One of the tasks set forth by the original Race to the Top competition was simple – design a teacher evaluation system that holds teachers accountable for their performance. Without a doubt, the system the state designed to accomplish this goal has been a failure.
Secretary Duncan’s report saying New York is on the watch-list for failure is yet another warning that the inability of school districts across the state and their unions to come together has jeopardized the quality of our kids' education. New York State’s students are now in danger of losing hundreds of millions of dollars because of the failure to devise a teacher evaluation system that works.
We need to achieve both short term and long term reform of this failed system. I will pursue such reform aggressively.

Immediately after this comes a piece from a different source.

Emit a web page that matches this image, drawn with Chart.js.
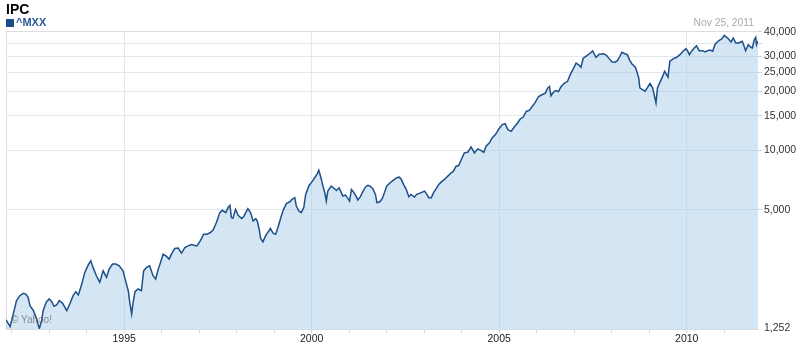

In the short term, I call on the State Department of Education, local school districts and the union leadership to expedite their negotiations on a teacher evaluation system to prevent the loss of hundreds of millions of dollars in federal funding.
Over the long term, we need to overhaul the system and change the law on the books. The Assembly-led legislation in 2010 protected the teachers union at the expense of the students and instituted a system that was destined to fail.
Despite the powerful interests working to protect the status quo at the expense of our students' success, this state must become a national leader in student performance."